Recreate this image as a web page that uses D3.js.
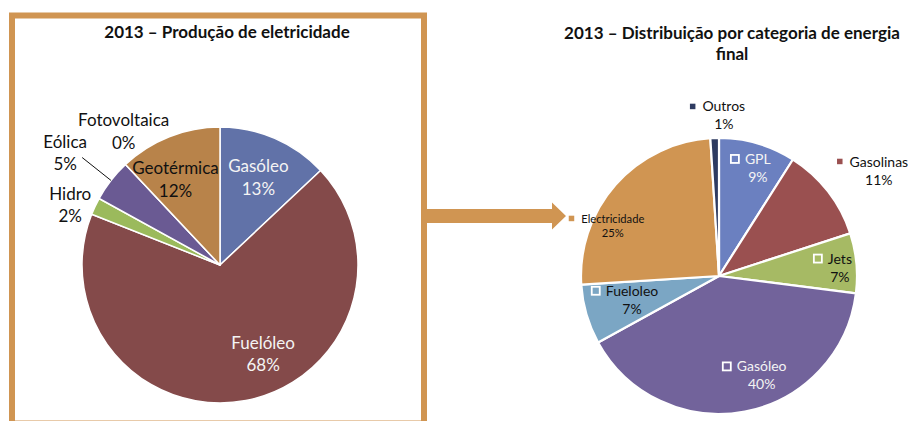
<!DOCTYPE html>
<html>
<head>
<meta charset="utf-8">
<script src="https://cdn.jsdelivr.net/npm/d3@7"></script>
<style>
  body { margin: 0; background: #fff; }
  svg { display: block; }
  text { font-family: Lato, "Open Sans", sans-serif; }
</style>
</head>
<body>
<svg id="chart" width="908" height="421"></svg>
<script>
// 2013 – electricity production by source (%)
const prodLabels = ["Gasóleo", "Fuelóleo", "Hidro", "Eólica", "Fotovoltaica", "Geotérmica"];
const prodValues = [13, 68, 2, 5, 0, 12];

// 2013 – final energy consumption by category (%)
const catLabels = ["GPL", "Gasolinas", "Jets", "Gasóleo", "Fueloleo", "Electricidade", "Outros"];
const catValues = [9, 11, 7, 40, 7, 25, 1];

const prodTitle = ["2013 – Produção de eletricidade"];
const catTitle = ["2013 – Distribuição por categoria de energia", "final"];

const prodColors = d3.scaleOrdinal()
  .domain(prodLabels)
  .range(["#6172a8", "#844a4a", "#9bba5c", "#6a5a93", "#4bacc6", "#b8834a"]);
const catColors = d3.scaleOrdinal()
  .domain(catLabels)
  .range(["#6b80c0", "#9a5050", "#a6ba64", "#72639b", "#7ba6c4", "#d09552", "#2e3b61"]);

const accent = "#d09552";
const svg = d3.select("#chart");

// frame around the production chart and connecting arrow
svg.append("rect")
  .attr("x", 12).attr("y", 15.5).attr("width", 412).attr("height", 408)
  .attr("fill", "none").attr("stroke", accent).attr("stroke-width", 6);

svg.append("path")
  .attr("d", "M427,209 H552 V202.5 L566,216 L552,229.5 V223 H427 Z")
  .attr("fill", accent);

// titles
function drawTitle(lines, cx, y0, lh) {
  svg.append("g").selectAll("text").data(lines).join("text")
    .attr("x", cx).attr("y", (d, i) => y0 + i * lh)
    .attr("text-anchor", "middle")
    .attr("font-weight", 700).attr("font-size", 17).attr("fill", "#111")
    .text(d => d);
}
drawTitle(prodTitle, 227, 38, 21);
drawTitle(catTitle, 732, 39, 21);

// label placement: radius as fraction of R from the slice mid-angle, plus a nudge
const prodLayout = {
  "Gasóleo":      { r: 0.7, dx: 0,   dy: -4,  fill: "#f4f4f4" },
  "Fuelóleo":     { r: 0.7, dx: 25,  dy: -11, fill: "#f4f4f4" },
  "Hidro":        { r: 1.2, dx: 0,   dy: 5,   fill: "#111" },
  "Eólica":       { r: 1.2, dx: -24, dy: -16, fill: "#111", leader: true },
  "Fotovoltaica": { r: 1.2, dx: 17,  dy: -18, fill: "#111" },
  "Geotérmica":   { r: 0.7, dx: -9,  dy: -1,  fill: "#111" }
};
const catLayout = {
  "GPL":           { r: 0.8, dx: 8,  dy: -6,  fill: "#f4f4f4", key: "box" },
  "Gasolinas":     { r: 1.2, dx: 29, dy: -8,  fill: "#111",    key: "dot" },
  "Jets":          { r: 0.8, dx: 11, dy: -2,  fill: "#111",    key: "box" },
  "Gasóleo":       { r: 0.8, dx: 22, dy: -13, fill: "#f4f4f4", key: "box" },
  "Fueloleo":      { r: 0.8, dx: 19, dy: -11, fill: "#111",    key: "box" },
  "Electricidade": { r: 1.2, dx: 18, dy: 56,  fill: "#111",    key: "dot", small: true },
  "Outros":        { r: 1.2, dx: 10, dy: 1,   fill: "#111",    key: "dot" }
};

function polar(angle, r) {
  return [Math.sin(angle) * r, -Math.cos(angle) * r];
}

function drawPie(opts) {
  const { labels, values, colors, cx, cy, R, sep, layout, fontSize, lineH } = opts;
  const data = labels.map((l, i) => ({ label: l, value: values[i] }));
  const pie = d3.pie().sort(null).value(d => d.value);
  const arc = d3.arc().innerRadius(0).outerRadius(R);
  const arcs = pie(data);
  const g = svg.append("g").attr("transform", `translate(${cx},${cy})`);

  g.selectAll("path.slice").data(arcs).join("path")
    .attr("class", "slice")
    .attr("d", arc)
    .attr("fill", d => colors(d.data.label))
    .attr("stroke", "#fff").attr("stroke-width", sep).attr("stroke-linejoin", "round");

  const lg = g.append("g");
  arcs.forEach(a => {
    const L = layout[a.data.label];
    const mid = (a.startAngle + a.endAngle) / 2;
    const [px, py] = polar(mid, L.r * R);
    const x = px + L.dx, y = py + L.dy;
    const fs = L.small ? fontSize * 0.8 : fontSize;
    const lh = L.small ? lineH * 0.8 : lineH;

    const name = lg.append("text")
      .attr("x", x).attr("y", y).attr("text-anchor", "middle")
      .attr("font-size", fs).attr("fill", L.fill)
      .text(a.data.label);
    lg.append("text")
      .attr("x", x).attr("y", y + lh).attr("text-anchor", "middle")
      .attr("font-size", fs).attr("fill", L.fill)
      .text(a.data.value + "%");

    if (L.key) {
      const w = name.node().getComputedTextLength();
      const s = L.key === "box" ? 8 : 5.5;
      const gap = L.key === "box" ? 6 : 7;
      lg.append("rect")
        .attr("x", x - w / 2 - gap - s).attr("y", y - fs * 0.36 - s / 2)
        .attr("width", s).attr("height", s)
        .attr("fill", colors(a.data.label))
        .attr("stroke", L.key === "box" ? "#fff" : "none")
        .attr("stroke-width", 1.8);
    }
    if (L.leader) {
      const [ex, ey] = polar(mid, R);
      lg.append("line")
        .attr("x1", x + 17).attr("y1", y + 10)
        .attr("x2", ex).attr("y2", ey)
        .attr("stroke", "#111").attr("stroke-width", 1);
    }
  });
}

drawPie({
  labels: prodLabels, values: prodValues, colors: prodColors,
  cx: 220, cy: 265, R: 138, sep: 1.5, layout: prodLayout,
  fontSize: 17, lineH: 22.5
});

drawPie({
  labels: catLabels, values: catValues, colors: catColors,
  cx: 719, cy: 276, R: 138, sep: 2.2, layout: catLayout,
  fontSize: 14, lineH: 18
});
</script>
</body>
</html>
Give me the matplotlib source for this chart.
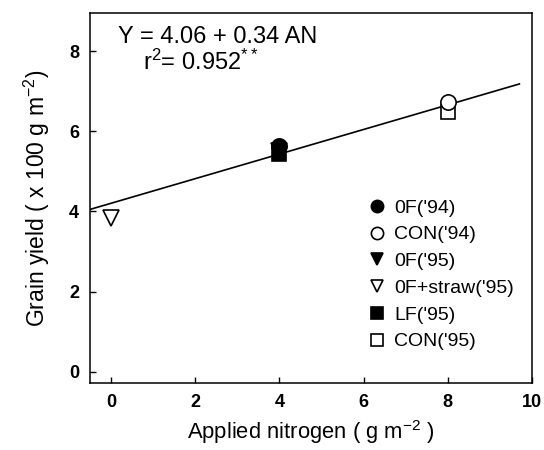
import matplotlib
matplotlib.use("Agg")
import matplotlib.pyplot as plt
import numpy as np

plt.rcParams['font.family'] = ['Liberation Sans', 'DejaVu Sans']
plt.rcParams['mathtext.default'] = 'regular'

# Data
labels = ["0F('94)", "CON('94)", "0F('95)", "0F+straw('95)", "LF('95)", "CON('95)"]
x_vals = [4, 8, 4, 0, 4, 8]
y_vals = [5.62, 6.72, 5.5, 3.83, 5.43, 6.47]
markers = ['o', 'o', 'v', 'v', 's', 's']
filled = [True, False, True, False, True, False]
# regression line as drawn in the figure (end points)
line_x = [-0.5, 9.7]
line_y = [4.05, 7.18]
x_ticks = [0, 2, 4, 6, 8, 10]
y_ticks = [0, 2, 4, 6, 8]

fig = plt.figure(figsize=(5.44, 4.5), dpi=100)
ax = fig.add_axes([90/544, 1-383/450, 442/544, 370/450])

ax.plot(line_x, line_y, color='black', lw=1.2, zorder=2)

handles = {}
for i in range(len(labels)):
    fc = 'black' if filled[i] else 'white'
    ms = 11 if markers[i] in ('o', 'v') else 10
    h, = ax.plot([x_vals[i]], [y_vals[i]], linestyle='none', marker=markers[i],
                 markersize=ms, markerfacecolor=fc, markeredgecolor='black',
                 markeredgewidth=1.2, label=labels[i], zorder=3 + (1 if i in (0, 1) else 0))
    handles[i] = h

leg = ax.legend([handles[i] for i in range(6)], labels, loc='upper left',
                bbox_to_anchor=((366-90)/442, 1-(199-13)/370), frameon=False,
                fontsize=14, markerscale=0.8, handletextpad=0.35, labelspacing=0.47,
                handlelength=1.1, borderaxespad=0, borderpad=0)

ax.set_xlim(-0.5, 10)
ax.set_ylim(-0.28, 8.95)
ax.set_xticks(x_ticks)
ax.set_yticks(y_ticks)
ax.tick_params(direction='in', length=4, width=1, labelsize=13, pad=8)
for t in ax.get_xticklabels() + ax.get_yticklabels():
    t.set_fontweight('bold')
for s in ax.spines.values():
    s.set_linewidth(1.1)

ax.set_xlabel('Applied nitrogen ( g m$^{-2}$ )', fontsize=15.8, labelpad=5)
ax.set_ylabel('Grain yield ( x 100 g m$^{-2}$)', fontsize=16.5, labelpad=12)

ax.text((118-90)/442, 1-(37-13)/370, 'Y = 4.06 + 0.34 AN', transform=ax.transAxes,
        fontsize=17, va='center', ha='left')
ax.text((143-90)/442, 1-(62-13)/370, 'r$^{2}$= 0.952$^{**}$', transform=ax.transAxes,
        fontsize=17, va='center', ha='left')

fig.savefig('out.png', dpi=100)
•••••
__Written problem__: Transcribe exactly, with no pictures, the lines running from the first line of the material through the line holding "drawTitle(catTitle, 732, 39, 21);".

__Solution__:
Recreate this image as a web page that uses D3.js.
<!DOCTYPE html>
<html>
<head>
<meta charset="utf-8">
<script src="https://cdn.jsdelivr.net/npm/d3@7"></script>
<style>
  body { margin: 0; background: #fff; }
  svg { display: block; }
  text { font-family: Lato, "Open Sans", sans-serif; }
</style>
</head>
<body>
<svg id="chart" width="908" height="421"></svg>
<script>
// 2013 – electricity production by source (%)
const prodLabels = ["Gasóleo", "Fuelóleo", "Hidro", "Eólica", "Fotovoltaica", "Geotérmica"];
const prodValues = [13, 68, 2, 5, 0, 12];

// 2013 – final energy consumption by category (%)
const catLabels = ["GPL", "Gasolinas", "Jets", "Gasóleo", "Fueloleo", "Electricidade", "Outros"];
const catValues = [9, 11, 7, 40, 7, 25, 1];

const prodTitle = ["2013 – Produção de eletricidade"];
const catTitle = ["2013 – Distribuição por categoria de energia", "final"];

const prodColors = d3.scaleOrdinal()
  .domain(prodLabels)
  .range(["#6172a8", "#844a4a", "#9bba5c", "#6a5a93", "#4bacc6", "#b8834a"]);
const catColors = d3.scaleOrdinal()
  .domain(catLabels)
  .range(["#6b80c0", "#9a5050", "#a6ba64", "#72639b", "#7ba6c4", "#d09552", "#2e3b61"]);

const accent = "#d09552";
const svg = d3.select("#chart");

// frame around the production chart and connecting arrow
svg.append("rect")
  .attr("x", 12).attr("y", 15.5).attr("width", 412).attr("height", 408)
  .attr("fill", "none").attr("stroke", accent).attr("stroke-width", 6);

svg.append("path")
  .attr("d", "M427,209 H552 V202.5 L566,216 L552,229.5 V223 H427 Z")
  .attr("fill", accent);

// titles
function drawTitle(lines, cx, y0, lh) {
  svg.append("g").selectAll("text").data(lines).join("text")
    .attr("x", cx).attr("y", (d, i) => y0 + i * lh)
    .attr("text-anchor", "middle")
    .attr("font-weight", 700).attr("font-size", 17).attr("fill", "#111")
    .text(d => d);
}
drawTitle(prodTitle, 227, 38, 21);
drawTitle(catTitle, 732, 39, 21);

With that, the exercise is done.